As well as being able to abide.


Because those who abide in Him will bear much fruit. {John 15:2}


God is slowly replacing my roots so that I can bear proper fruit in due time. In His timing.


The beauty in singleness is that I can fall in love with the Father and know more about Him. And still, when God gives me my future husband, and I'm married, the pursuing and abiding in Him doesn't stop. I mean, when does it ever?


Something I'm just now learning that has truly changed the whole trajectory of how I view dating and marriage is that singleness isn't a curse, and marriage is not the goal.


Let me write it again in case you didn't catch it the first time. Singleness isn't a curse. Marriage is not the goal. Don't get me wrong -- marriage is a huge life goal of mine, but it is not the goal. Being married shouldn't complete you or make you feel content. The only thing that should make you content is the relationship you have with God.

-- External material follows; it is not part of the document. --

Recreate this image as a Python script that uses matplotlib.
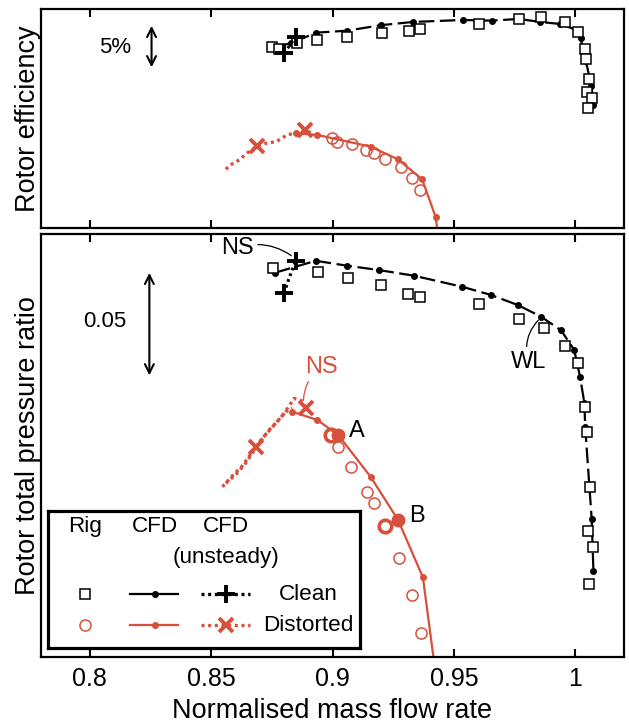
import matplotlib
matplotlib.use("Agg")
import matplotlib.pyplot as plt
from matplotlib.lines import Line2D

plt.rcParams['font.family'] = ['Liberation Sans', 'DejaVu Sans']

RED = '#d6503c'

# ---- top panel: rotor efficiency (%) ----
eff_clean_cfd_x = [0.8760, 0.8828, 0.8932, 0.9060, 0.9198, 0.9331, 0.9536, 0.9655, 0.9766,
                   0.9856, 0.9938, 1.0004, 1.0021, 1.0066, 1.0074]
eff_clean_cfd_y = [90.96, 91.35, 92.48, 92.69, 93.27, 93.62, 93.83, 93.76, 93.94,
                   93.62, 93.40, 92.77, 91.91, 86.81, 84.79]
eff_clean_rig_x = [0.8752, 0.8780, 0.8854, 0.8936, 0.9060, 0.9202, 0.9314, 0.9359, 0.9602, 0.9766,
                   0.9860, 0.9958, 1.0012, 1.0040, 1.0045, 1.0056, 1.0049, 1.0070, 1.0053]
eff_clean_rig_y = [90.99, 90.74, 91.38, 91.70, 92.05, 92.41, 92.69, 92.84, 93.40, 93.94,
                   94.18, 93.62, 92.59, 90.71, 89.65, 87.52, 86.20, 85.50, 84.44]
eff_clean_uns_x = [0.8801, 0.8849]
eff_clean_uns_y = [90.29, 92.05]

eff_dist_cfd_x = [0.8849, 0.8938, 0.9157, 0.9269, 0.9369, 0.9424, 0.9433]
eff_dist_cfd_y = [81.78, 81.60, 80.35, 79.01, 76.88, 72.90, 71.28]
eff_dist_rig_x = [0.8999, 0.9020, 0.9081, 0.9136, 0.9170, 0.9218, 0.9280, 0.9328, 0.9362]
eff_dist_rig_y = [81.24, 80.88, 80.61, 80.00, 79.65, 79.04, 78.16, 76.99, 75.74]
eff_dist_uns_x = [0.8561, 0.8579, 0.8616, 0.8649, 0.8691, 0.8731, 0.8768, 0.8813, 0.8842, 0.8887, 0.8912]
eff_dist_uns_y = [77.95, 78.40, 78.94, 79.68, 80.43, 80.74, 80.88, 81.60, 81.78, 82.13, 81.81]
eff_dist_uns_mark_x = [0.8691, 0.8887]
eff_dist_uns_mark_y = [80.43, 82.13]

# ---- bottom panel: rotor total pressure ratio ----
pr_clean_cfd_x = [0.8764, 0.8931, 0.9061, 0.9191, 0.9335, 0.9533, 0.9652, 0.9763, 0.9859,
                  0.9941, 0.9995, 1.0019, 1.0037, 1.0040, 1.0067, 1.0074]
pr_clean_cfd_y = [1.6321, 1.6376, 1.6353, 1.6333, 1.6307, 1.6256, 1.6218, 1.6171, 1.6117,
                  1.6054, 1.5963, 1.5839, 1.5716, 1.5608, 1.5179, 1.4941]
pr_clean_rig_x = [0.8757, 0.8942, 0.9064, 0.9198, 0.9311, 0.9359, 0.9602, 0.9766, 0.9869,
                  0.9955, 1.0012, 1.0040, 1.0046, 1.0058, 1.0050, 1.0071, 1.0056]
pr_clean_rig_y = [1.6344, 1.6323, 1.6298, 1.6264, 1.6222, 1.6210, 1.6176, 1.6107, 1.6063,
                  1.5981, 1.5901, 1.5700, 1.5585, 1.5327, 1.5126, 1.5052, 1.4878]
pr_clean_uns_x = [0.8801, 0.8821, 0.8849]
pr_clean_uns_y = [1.6225, 1.6296, 1.6376]
pr_clean_uns_mark_x = [0.8801, 0.8849]
pr_clean_uns_mark_y = [1.6225, 1.6376]

pr_dist_cfd_x = [0.8835, 0.8938, 0.9024, 0.9157, 0.9270, 0.9372, 0.9417]
pr_dist_cfd_y = [1.5677, 1.5639, 1.5569, 1.5376, 1.5176, 1.4911, 1.4528]
pr_dist_rig_x = [0.9024, 0.9075, 0.9140, 0.9170, 0.9273, 0.9328, 0.9366]
pr_dist_rig_y = [1.5515, 1.5420, 1.5307, 1.5253, 1.4999, 1.4829, 1.4654]
pr_dist_uns1_x = [0.8547, 0.8587, 0.8628, 0.8685, 0.8739, 0.8793, 0.8842, 0.8875, 0.8890]
pr_dist_uns1_y = [1.5330, 1.5380, 1.5426, 1.5515, 1.5593, 1.5657, 1.5739, 1.5727, 1.5693]
pr_dist_uns2_x = [0.8561, 0.8608, 0.8643, 0.8705, 0.8767, 0.8807, 0.8835]
pr_dist_uns2_y = [1.5346, 1.5394, 1.5440, 1.5546, 1.5625, 1.5677, 1.5693]
pr_dist_uns_mark_x = [0.8685, 0.8890]
pr_dist_uns_mark_y = [1.5515, 1.5693]

# unsteady operating points A and B
point_labels = ['A', 'B']
point_cfd_x = [0.9024, 0.9270]
point_cfd_y = [1.5569, 1.5176]
point_uns_x = [0.8992, 0.9218]
point_uns_y = [1.5569, 1.5148]

x_ticks = [0.8, 0.85, 0.9, 0.95, 1.0]
x_tick_labels = ['0.8', '0.85', '0.9', '0.95', '1']

DASH = (0, (7, 2.5))
DOT = (0, (0.9, 1.1))

fig = plt.figure(figsize=(6.29, 7.24), dpi=100)
ax1 = fig.add_axes([0.0652, 0.6851, 0.9269, 0.3025])
ax2 = fig.add_axes([0.0652, 0.0925, 0.9269, 0.5843])

for ax in (ax1, ax2):
    ax.set_xlim(0.78, 1.02)
    ax.set_xticks(x_ticks)
    ax.set_yticks([])
    ax.tick_params(axis='x', direction='in', top=True, length=6, width=1.5,
                   labelsize=18, pad=7)
    for s in ax.spines.values():
        s.set_linewidth(1.6)

ax1.set_ylim(71.7, 95.0)
ax2.set_ylim(1.4542, 1.65)
ax1.set_xticklabels([])
ax2.set_xticklabels(x_tick_labels)

sq = dict(marker='s', ms=7, mfc='white', mec='black', mew=1.1, ls='none', zorder=3)
ci = dict(marker='o', ms=8, mfc='none', mec=RED, mew=1.1, ls='none', zorder=3)

# top
ax1.plot(eff_clean_cfd_x, eff_clean_cfd_y, color='black', lw=1.6, ls=DASH, marker='o', ms=4, zorder=2)
ax1.plot(eff_clean_rig_x, eff_clean_rig_y, **sq)
ax1.plot(eff_clean_uns_x, eff_clean_uns_y, color='black', lw=2.2, ls=DOT, marker='+', ms=13, mew=2.8, zorder=4)
ax1.plot(eff_dist_cfd_x, eff_dist_cfd_y, color=RED, lw=1.6, marker='o', ms=4, zorder=2)
ax1.plot(eff_dist_rig_x, eff_dist_rig_y, **ci)
ax1.plot(eff_dist_uns_x, eff_dist_uns_y, color=RED, lw=2.4, ls=DOT, zorder=2)
ax1.plot(eff_dist_uns_mark_x, eff_dist_uns_mark_y, color=RED, ls='none', marker='x', ms=10, mew=2.8, zorder=4)

ax1.annotate('', xy=(0.8255, 93.5), xytext=(0.8255, 88.5),
             arrowprops=dict(arrowstyle='<->', lw=1.5, color='black', mutation_scale=16))
ax1.text(0.8107, 90.85, '5%', fontsize=16, ha='center', va='center')

# bottom
ax2.plot(pr_clean_cfd_x, pr_clean_cfd_y, color='black', lw=1.6, ls=DASH, marker='o', ms=4, zorder=2)
ax2.plot(pr_clean_rig_x, pr_clean_rig_y, **sq)
ax2.plot(pr_clean_uns_x, pr_clean_uns_y, color='black', lw=2.2, ls=DOT, zorder=4)
ax2.plot(pr_clean_uns_mark_x, pr_clean_uns_mark_y, color='black', ls='none', marker='+', ms=13, mew=2.8, zorder=4)
ax2.plot(pr_dist_cfd_x, pr_dist_cfd_y, color=RED, lw=1.6, marker='o', ms=4, zorder=2)
ax2.plot(pr_dist_rig_x, pr_dist_rig_y, **ci)
ax2.plot(pr_dist_uns1_x, pr_dist_uns1_y, color=RED, lw=2.4, ls=DOT, zorder=2)
ax2.plot(pr_dist_uns2_x, pr_dist_uns2_y, color=RED, lw=2.4, ls=DOT, zorder=2)
ax2.plot(pr_dist_uns_mark_x, pr_dist_uns_mark_y, color=RED, ls='none', marker='x', ms=10, mew=2.8, zorder=4)

ax2.plot(point_cfd_x, point_cfd_y, color=RED, ls='none', marker='o', ms=9, zorder=5)
ax2.plot(point_uns_x, point_uns_y, color=RED, ls='none', marker='o', ms=9, mfc='none', mew=2.6, zorder=5)
for lab, x, y in zip(point_labels, point_cfd_x, point_cfd_y):
    ax2.text(x + 0.0045, y + 0.002, lab, fontsize=17, ha='left', va='center')

ax2.annotate('', xy=(0.8246, 1.6333), xytext=(0.8246, 1.5833),
             arrowprops=dict(arrowstyle='<->', lw=1.5, color='black', mutation_scale=16))
ax2.text(0.8062, 1.6093, '0.05', fontsize=16, ha='center', va='center')

ax2.annotate('NS', xy=(0.8830, 1.6400), xytext=(0.8608, 1.6435), fontsize=17,
             ha='center', va='center',
             arrowprops=dict(arrowstyle='-', lw=0.9, color='black',
                             connectionstyle='arc3,rad=-0.25', shrinkA=1, shrinkB=0))
ax2.annotate('WL', xy=(0.9855, 1.6110), xytext=(0.9807, 1.5909), fontsize=17,
             ha='center', va='center',
             arrowprops=dict(arrowstyle='-', lw=0.9, color='black',
                             connectionstyle='arc3,rad=-0.3', shrinkA=1, shrinkB=2))
ax2.annotate('NS', xy=(0.8880, 1.5720), xytext=(0.8955, 1.5886), fontsize=17, color=RED,
             ha='center', va='center',
             arrowprops=dict(arrowstyle='-', lw=0.9, color=RED,
                             connectionstyle='arc3,rad=0.25', shrinkA=1, shrinkB=2))

ax2.set_xlabel('Normalised mass flow rate', fontsize=19.5, labelpad=5)
ax1.set_ylabel('Rotor efficiency', fontsize=19.5)
ax2.set_ylabel('Rotor total pressure ratio', fontsize=19.5)
ax1.yaxis.set_label_coords(0.0, 0.5)
ax2.yaxis.set_label_coords(0.0, 0.5)

# legend box (pixel-like coordinates inside the box)
lg = fig.add_axes([48 / 629, 1 - 648 / 724, 312 / 629, 137 / 724])
lg.set_xlim(0, 312)
lg.set_ylim(137, 0)
lg.set_xticks([])
lg.set_yticks([])
lg.set_facecolor('white')
for s in lg.spines.values():
    s.set_linewidth(2.3)

fs = 16.2
lg.text(36.7, 15.3, 'Rig', fontsize=fs, ha='center', va='center')
lg.text(106.7, 15.3, 'CFD', fontsize=fs, ha='center', va='center')
lg.text(178.4, 15.3, 'CFD', fontsize=fs, ha='center', va='center')
lg.text(178.4, 46.6, '(unsteady)', fontsize=fs, ha='center', va='center')
rows = [(83.3, 'black', 's', 'Clean', '+'), (114.3, RED, 'o', 'Distorted', 'x')]
for y, c, rig_m, name, uns_m in rows:
    if rig_m == 's':
        lg.add_line(Line2D([36.7], [y], **sq))
    else:
        lg.add_line(Line2D([36.7], [y], **ci))
    lg.add_line(Line2D([81.7, 130], [y, y], color=c, lw=1.6))
    lg.add_line(Line2D([106.7], [y], color=c, marker='o', ms=4))
    lg.add_line(Line2D([153.4, 201.7], [y, y], color=c, lw=2.4, ls=DOT))
    lg.add_line(Line2D([178.4], [y], color=c, marker=uns_m, ms=13 if uns_m == '+' else 10, mew=2.8))
    lg.text(260, y, name, fontsize=fs, ha='center', va='center')

fig.savefig('out.png', dpi=100)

Because no matter what season I'm in: single, dating, engaged, or married, the only man I should be pursuing is Jesus. This is what makes my singleness not lonely, but deeply purposeful. The beauty of singleness is that God is using this season to prepare me, keeping me hidden and pruning me, until He says to my future husband, "Ok, it's time. Pursue her," and he confirms to me, "This is the man for you."

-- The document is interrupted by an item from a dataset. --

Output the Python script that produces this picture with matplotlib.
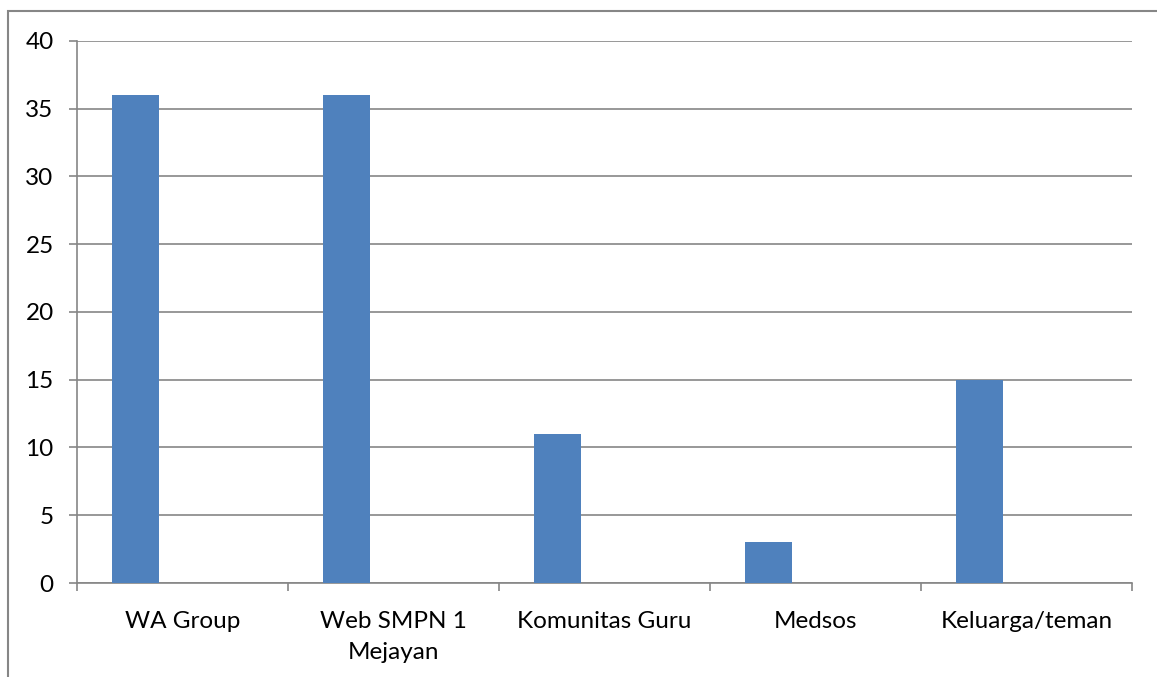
"""
Graphique en barres : sumber informasi (style Excel, une seule série remplie).
"""

import matplotlib
matplotlib.use("Agg")
import matplotlib.pyplot as plt
from matplotlib.patches import Rectangle
import numpy as np

categories = ["WA Group", "Web SMPN 1\nMejayan", "Komunitas Guru", "Medsos", "Keluarga/teman"]
values = [36, 36, 11, 3, 15]
y_ticks = [0, 5, 10, 15, 20, 25, 30, 35, 40]

BAR_COLOR = "#4F81BD"
LINE_COLOR = "#868686"
N_SERIES = 3          # Excel: 3 séries dans le groupe, seule la 1re a des valeurs
GAP = 1.5             # gap width 150 %
FS = 17.5

plt.rcParams["font.family"] = ["Lato", "DejaVu Sans"]

fig = plt.figure(figsize=(11.57, 6.77), dpi=100)
ax = fig.add_axes([77 / 1157, 1 - 583 / 677, (1132 - 77) / 1157, (583 - 41) / 677])

x = np.arange(len(categories))
w = 1 / (N_SERIES + GAP)
offset = -N_SERIES * w / 2 + w / 2
ax.bar(x + offset, values, width=w, color=BAR_COLOR, zorder=3)

ax.set_xlim(-0.5, len(categories) - 0.5)
ax.set_ylim(0, 40)
ax.set_yticks(y_ticks)
ax.yaxis.grid(True, color=LINE_COLOR, linewidth=1.2, zorder=0)
ax.set_axisbelow(True)

ax.set_xticks(x)
ax.set_xticklabels(categories, fontsize=FS, linespacing=1.55)
ax.set_xticks(np.arange(len(categories) + 1) - 0.5, minor=True)
ax.tick_params(axis="x", which="major", length=0, pad=20.5)
ax.tick_params(axis="x", which="minor", length=5.8, width=1.2, color=LINE_COLOR, direction="out")
ax.tick_params(axis="y", length=5.8, width=1.2, color=LINE_COLOR, labelsize=FS, pad=11)

for side in ("top", "right"):
    ax.spines[side].set_visible(False)
for side in ("left", "bottom"):
    ax.spines[side].set_color(LINE_COLOR)
    ax.spines[side].set_linewidth(1.2)

# cadre extérieur (rogné à droite et en bas)
fig.patches.append(Rectangle((8 / 1157, -0.1), 1.2, 1 - 11 / 677 + 0.1,
                             transform=fig.transFigure, fill=False,
                             edgecolor=LINE_COLOR, linewidth=1.5))

fig.savefig("out.png", dpi=100)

I want this current season to be so God-ordained that when marriage comes, it is entirely something that God has constructed. And don't get me wrong --- as I write this, I'm still learning and growing, but I know that this is something God is still doing in me.


Take this with a gentle nudge: to live in the now, not later. Go on that trip, call that mentor or friend, invest in yourself, and prepare in this season so you don't have to worry about it later. Spend time with our Creator -- He's not distant; He misses you and is longing for you.


Remember, this season you're in right now? You're not lonely. You're just doing life solo for now -- and that is a gift.